И поскольку никто не удосужился объяснить обратное, он считал процесс поиска знаний напраснейшей тратой времени.
В чем заключается проблема знания
Фрэнсису Бэкону, одному из корифеев современной науки, приписывают слова «знание — сила». С тех пор, как Бэкон произнес эти слова, стало совершенно ясно, что люди столкнулись с очень выраженной и трудной проблемой знания. У нас есть фундаментальные пробелы в понимании того, как мы приходим к знанию, и хотя наличие проблемы знаний общепризнано, ее масштаб редко оценивается и еще реже обсуждается. На первый взгляд такое заявление может показаться нелепым. Какая проблема в том, чтобы сказать, что кто-то что-то знает? Я знаю, где я и что делаю. Я знаю имена и лица моих друзей, семьи и знакомых. Я знаю, как водить машину, как готовить (по крайней мере, немного) и как оплачивать счета. В самом деле, чтобы ориентироваться в повседневной жизни, нужно «знать» множество вещей.

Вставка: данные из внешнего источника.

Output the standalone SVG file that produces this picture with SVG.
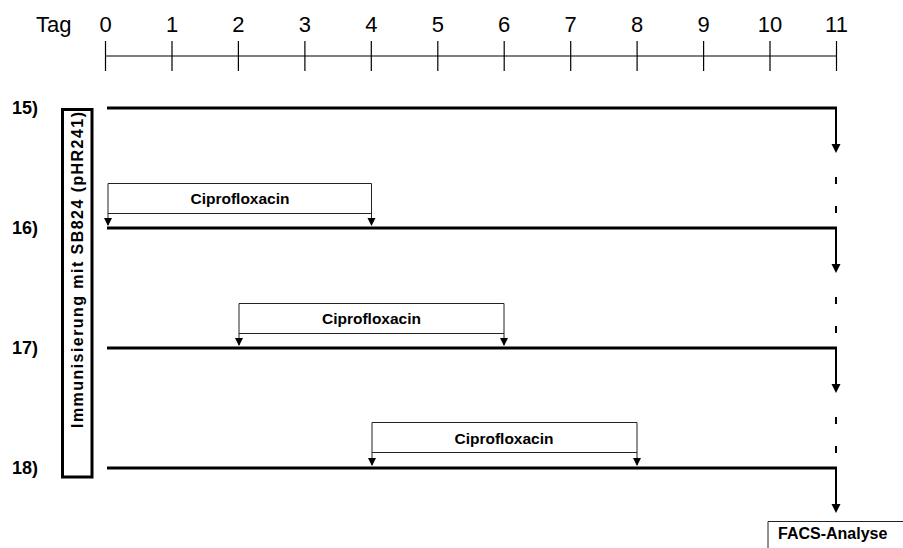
<svg xmlns="http://www.w3.org/2000/svg" width="903" height="548" viewBox="0 0 903 548">
<defs>
<style>
text{font-family:"Liberation Sans",Arial,sans-serif;fill:#000}
.ax{font-size:22px}
.lb{font-size:18px;font-weight:bold}
.bt{font-size:15.5px;font-weight:bold}
.im{font-size:16px;font-weight:bold}
.axis{stroke:#000;stroke-width:1.2;fill:none}
.row{stroke:#000;stroke-width:3;fill:none}
.vr{stroke:#000;stroke-width:2;fill:none}
.box{stroke:#222;stroke-width:1;fill:none}
</style>
<path id="bigHead" d="M-4.5,-9 L4.5,-9 L0,0 Z" fill="#000"/>
<path id="smHead" d="M-4,-8 L4,-8 L0,0 Z" fill="#000"/>
</defs>
<rect width="903" height="548" fill="#fff"/>

<g id="axis">
<text class="ax" x="36" y="32">Tag</text>
<line class="axis" x1="105.5" y1="56" x2="836.5" y2="56"/>
<g class="axis">
<line x1="105.5" y1="41" x2="105.5" y2="71"/>
<line x1="172" y1="41" x2="172" y2="71"/>
<line x1="238.4" y1="41" x2="238.4" y2="71"/>
<line x1="304.9" y1="41" x2="304.9" y2="71"/>
<line x1="371.3" y1="41" x2="371.3" y2="71"/>
<line x1="437.8" y1="41" x2="437.8" y2="71"/>
<line x1="504.2" y1="41" x2="504.2" y2="71"/>
<line x1="570.7" y1="41" x2="570.7" y2="71"/>
<line x1="637.1" y1="41" x2="637.1" y2="71"/>
<line x1="703.6" y1="41" x2="703.6" y2="71"/>
<line x1="770" y1="41" x2="770" y2="71"/>
<line x1="836.5" y1="41" x2="836.5" y2="71"/>
</g>
<g class="ax" text-anchor="middle">
<text x="105.5" y="32">0</text>
<text x="172" y="32">1</text>
<text x="238.4" y="32">2</text>
<text x="304.9" y="32">3</text>
<text x="371.3" y="32">4</text>
<text x="437.8" y="32">5</text>
<text x="504.2" y="32">6</text>
<text x="570.7" y="32">7</text>
<text x="637.1" y="32">8</text>
<text x="703.6" y="32">9</text>
<text x="770" y="32">10</text>
<text x="836.5" y="32">11</text>
</g>
</g>

<g id="immunisierung">
<rect x="62.5" y="109.5" width="29.5" height="367.5" fill="none" stroke="#000" stroke-width="3"/>
<text class="im" transform="translate(83,428) rotate(-90)" textLength="316" lengthAdjust="spacing">Immunisierung mit SB824 (pHR241)</text>
</g>

<g id="row15">
<text class="lb" x="12" y="114">15)</text>
</g>
<g id="row16">
<text class="lb" x="12" y="234">16)</text>
</g>
<g id="row17">
<text class="lb" x="12" y="354">17)</text>
</g>
<g id="row18">
<text class="lb" x="12" y="474">18)</text>
</g>

<g id="cipro16">
<path class="box" d="M108,225 V183.5 H371.5 V225 M108,213.5 H371.5"/>
<use href="#smHead" x="108" y="226"/>
<use href="#smHead" x="371.5" y="226"/>
<text class="bt" x="240" y="203.5" text-anchor="middle">Ciprofloxacin</text>
</g>
<g id="cipro17">
<path class="box" d="M239,345 V303.5 H504 V345 M239,333.5 H504"/>
<use href="#smHead" x="239" y="346"/>
<use href="#smHead" x="504" y="346"/>
<text class="bt" x="371.5" y="323.5" text-anchor="middle">Ciprofloxacin</text>
</g>
<g id="cipro18">
<path class="box" d="M372,465 V422.5 H637 V465 M372,452.5 H637"/>
<use href="#smHead" x="372" y="466"/>
<use href="#smHead" x="637" y="466"/>
<text class="bt" x="504" y="443.5" text-anchor="middle">Ciprofloxacin</text>
</g>

<g id="facs">
<path d="M768,548 V521.5 H903" fill="none" stroke="#222" stroke-width="1"/>
<text class="bt" x="778" y="539" style="font-size:16px">FACS-Analyse</text>
</g>

<g id="connectors">
<line class="row" x1="107" y1="108" x2="837" y2="108"/>
<line class="row" x1="107" y1="228" x2="837" y2="228"/>
<line class="row" x1="107" y1="348" x2="837" y2="348"/>
<line class="row" x1="107" y1="468" x2="837" y2="468"/>
<line class="vr" x1="836" y1="107" x2="836" y2="146"/>
<line class="vr" x1="836" y1="227" x2="836" y2="266"/>
<line class="vr" x1="836" y1="347" x2="836" y2="386"/>
<line class="vr" x1="836" y1="467" x2="836" y2="506"/>
<use href="#bigHead" x="836" y="153"/>
<use href="#bigHead" x="836" y="273"/>
<use href="#bigHead" x="836" y="393"/>
<use href="#bigHead" x="836" y="513"/>
<g class="vr">
<line x1="836" y1="177" x2="836" y2="184"/>
<line x1="836" y1="206" x2="836" y2="213"/>
<line x1="836" y1="297" x2="836" y2="304"/>
<line x1="836" y1="326" x2="836" y2="333"/>
<line x1="836" y1="417" x2="836" y2="424"/>
<line x1="836" y1="446" x2="836" y2="453"/>
</g>
</g>
</svg>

Проблема знания в ее классической форме — это не отрицание знания того, что вы наблюдали, или освоенных вами приемов. Никто не сомневается, что вы знаете, что у вас есть машина, что вы женаты или что вы владеете коллекцией сувенирных тарелок с портретами Элвиса Пресли, которые вы унаследовали от бабушки[12]. Однако слово «знание» приобретает совсем другое значение, как только человек выходит за рамки непосредственных наблюдений или переживаний. Существенные проблемы возникают в тот момент, когда принадлежность к знаниям распространяется на вещи, которые не наблюдались в прошлом, не наблюдаются сейчас и вряд ли будут наблюдаемы в будущем. Отдельная проблема возникает, когда кто-то заявляет о знании отношений и связей между вещами. За последние два тысячелетия, по мере того как историки, социологи, антропологи и философы исследовали, как возникают, развиваются и исчезают претензии на знание, нарастало понимание того, насколько ограничены наши способности к познанию.

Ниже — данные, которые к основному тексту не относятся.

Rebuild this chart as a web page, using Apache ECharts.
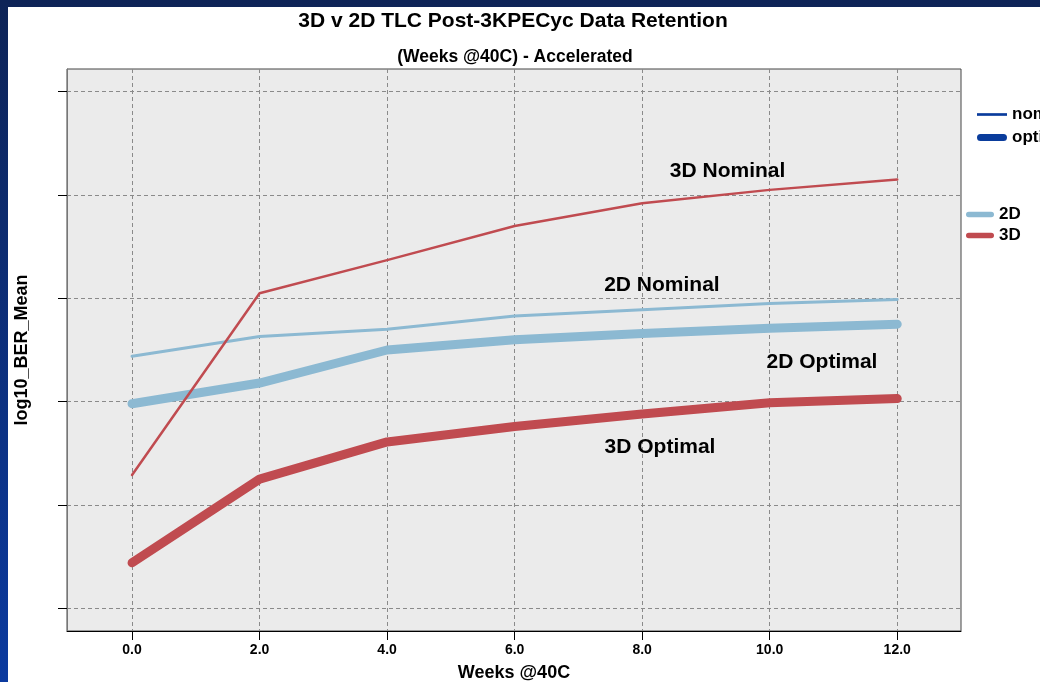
<!DOCTYPE html>
<html>
<head>
<meta charset="utf-8">
<script src="https://cdn.jsdelivr.net/npm/echarts@6/dist/echarts.min.js"></script>
<style>
  html, body { margin: 0; padding: 0; width: 1040px; height: 682px; overflow: hidden;
    background: linear-gradient(to bottom, #0e2457 0%, #0b3a9f 100%); }
  #chart { position: absolute; left: 8px; top: 7px; width: 1032px; height: 675px; background: #fff; }
</style>
</head>
<body>
<div id="chart"></div>
<script>
// weeks @40C
var weeks = [0, 2, 4, 6, 8, 10, 12];
// log10 BER mean (axis has no labels, values in gridline units)
var nominal3D = [1.29, 3.05, 3.37, 3.70, 3.92, 4.05, 4.15];
var nominal2D = [2.44, 2.63, 2.70, 2.83, 2.89, 2.95, 2.99];
var optimal2D = [1.98, 2.18, 2.50, 2.60, 2.66, 2.71, 2.75];
var optimal3D = [0.44, 1.25, 1.61, 1.76, 1.88, 1.99, 2.03];
var xTicks = [0, 2, 4, 6, 8, 10, 12];
var yTicks = [0, 1, 2, 3, 4, 5];
// where the series names sit, in data units
var label3DNom = [9.34, 4.23];
var label2DNom = [8.31, 3.13];
var label2DOpt = [10.82, 2.38];
var label3DOpt = [8.28, 1.56];

var red = '#c04b50';
var blue = '#8cb9d2';
var navy = '#0a3c9c';
var font = 'Liberation Sans, Arial, sans-serif';

function pairs(ys) {
  return weeks.map(function(w, i) { return [w, ys[i]]; });
}

function nameMark(pos) {
  return {
    symbol: 'circle', symbolSize: 1, silent: true,
    itemStyle: { color: 'rgba(0,0,0,0)' },
    label: { show: true, position: 'inside', color: '#000', fontFamily: font, fontWeight: 'bold', fontSize: 21,
      formatter: function(p) { return p.seriesName; } },
    data: [{ coord: pos }]
  };
}

function dataLine(name, ys, color, width, pos) {
  return {
    name: name, type: 'line', data: pairs(ys), showSymbol: false, symbol: 'none',
    lineStyle: { color: color, width: width, cap: 'round', join: 'round' },
    itemStyle: { color: color },
    markPoint: nameMark(pos)
  };
}

function legendOnly(name, color) {
  return { name: name, type: 'line', data: [], symbol: 'none', color: color,
    itemStyle: { color: color }, lineStyle: { color: color } };
}

var chart = echarts.init(document.getElementById('chart'), null, { renderer: 'canvas' });
chart.setOption({
  animation: false,
  textStyle: { fontFamily: font },
  graphic: [
    { type: 'text', x: 505, y: 4, style: { text: '3D v 2D TLC Post-3KPECyc Data Retention', font: 'bold 21px ' + font, fill: '#000', textAlign: 'center' } },
    { type: 'text', x: 507, y: 41, style: { text: '(Weeks @40C) - Accelerated', font: 'bold 17.5px ' + font, fill: '#000', textAlign: 'center' } }
  ],
  legend: [
    { orient: 'vertical', left: 969, top: 99, padding: 0, itemWidth: 30, itemHeight: 14, itemGap: 6,
      textStyle: { fontFamily: font, fontWeight: 'bold', fontSize: 17, color: '#000' },
      data: [
        { name: 'nominal', icon: 'path://M0,0h28v2.5h-28z', itemStyle: { color: navy } },
        { name: 'optimal', icon: 'path://M4,0h26a4,4,0,0,1,0,8h-26a4,4,0,0,1,0,-8z', itemStyle: { color: navy } }
      ] },
    { orient: 'vertical', left: 958, top: 199, padding: 0, itemWidth: 28, itemHeight: 14, itemGap: 4,
      textStyle: { fontFamily: font, fontWeight: 'bold', fontSize: 17, color: '#000' },
      data: [
        { name: '2D', icon: 'path://M3,0h24a3,3,0,0,1,0,6h-24a3,3,0,0,1,0,-6z', itemStyle: { color: blue } },
        { name: '3D', icon: 'path://M3,0h24a3,3,0,0,1,0,6h-24a3,3,0,0,1,0,-6z', itemStyle: { color: red } }
      ] }
  ],
  grid: { left: 59, top: 62, right: 79, bottom: 51, outerBoundsMode: 'none',
    show: true, backgroundColor: '#ebebeb', borderColor: '#444', borderWidth: 1 },
  xAxis: {
    type: 'value', min: -1.02, max: 13,
    name: 'Weeks @40C', nameLocation: 'middle', nameGap: 33,
    nameTextStyle: { fontFamily: font, fontWeight: 'bold', fontSize: 18, color: '#000' },
    axisLine: { onZero: false, lineStyle: { color: '#000', width: 1 } },
    axisTick: { customValues: xTicks, length: 9, lineStyle: { color: '#000' } },
    axisLabel: { customValues: xTicks, margin: 12, color: '#000', fontWeight: 'bold', fontSize: 14,
      formatter: function(v) { return v.toFixed(1); } },
    splitLine: { show: true, lineStyle: { color: '#8a8a8a', type: [4, 3] } }
  },
  yAxis: {
    type: 'value', min: -0.22, max: 5.22,
    name: 'log10_BER_Mean', nameLocation: 'middle', nameGap: 36,
    nameTextStyle: { fontFamily: font, fontWeight: 'bold', fontSize: 18, color: '#000' },
    axisLine: { show: true, onZero: false, lineStyle: { color: '#777', width: 1 } },
    axisTick: { show: true, customValues: yTicks, length: 9, lineStyle: { color: '#000' } },
    axisLabel: { show: false, customValues: yTicks },
    splitLine: { show: true, lineStyle: { color: '#8a8a8a', type: [4, 3] } }
  },
  series: [
    dataLine('2D Optimal', optimal2D, blue, 9, label2DOpt),
    dataLine('2D Nominal', nominal2D, blue, 3, label2DNom),
    dataLine('3D Optimal', optimal3D, red, 9, label3DOpt),
    dataLine('3D Nominal', nominal3D, red, 2.5, label3DNom),
    legendOnly('nominal', navy),
    legendOnly('optimal', navy),
    legendOnly('2D', blue),
    legendOnly('3D', red)
  ]
});
window.addEventListener('resize', function() { chart.resize(); });
</script>
</body>
</html>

С древних времен люди ищут более высокую форму знания, которая могла бы претендовать на универсальность. Знание в его наиболее амбициозной форме состоит из фундаментальных истин, в которых мы можем быть уверены, в которых мы не можем ошибаться и никогда не сомневаемся. Факты и знания такого рода всегда можно считать истиной; нам больше не нужно беспокоиться об их достоверности, поскольку это несомненно так. Мы можем поместить их в папку с названием «Истина» на нашем компьютере и забыть о необходимости их пересматривать. В этом смысл знания в его крайней форме, и именно с этой формой связана наиболее заметная проблема знаний.
11
В книге «Неведение: как оно движет науку» приводится убедительный аргумент в пользу того, что наука фокусируется на неведении больше, чем на знании, — это ключевой компонент, который проявляется в большей части научной практики. Firestein S. 2012. Ignorance: How It Drives Science. Oxford, UK: Oxford University Press.
12
Классические философы потратили много сил и времени на споры о том, можем ли мы действительно что-то знать о внешнем мире. Однако в повседневной жизни принято считать, что наш опыт является отражением некой внешней реальности, которая действительно существует.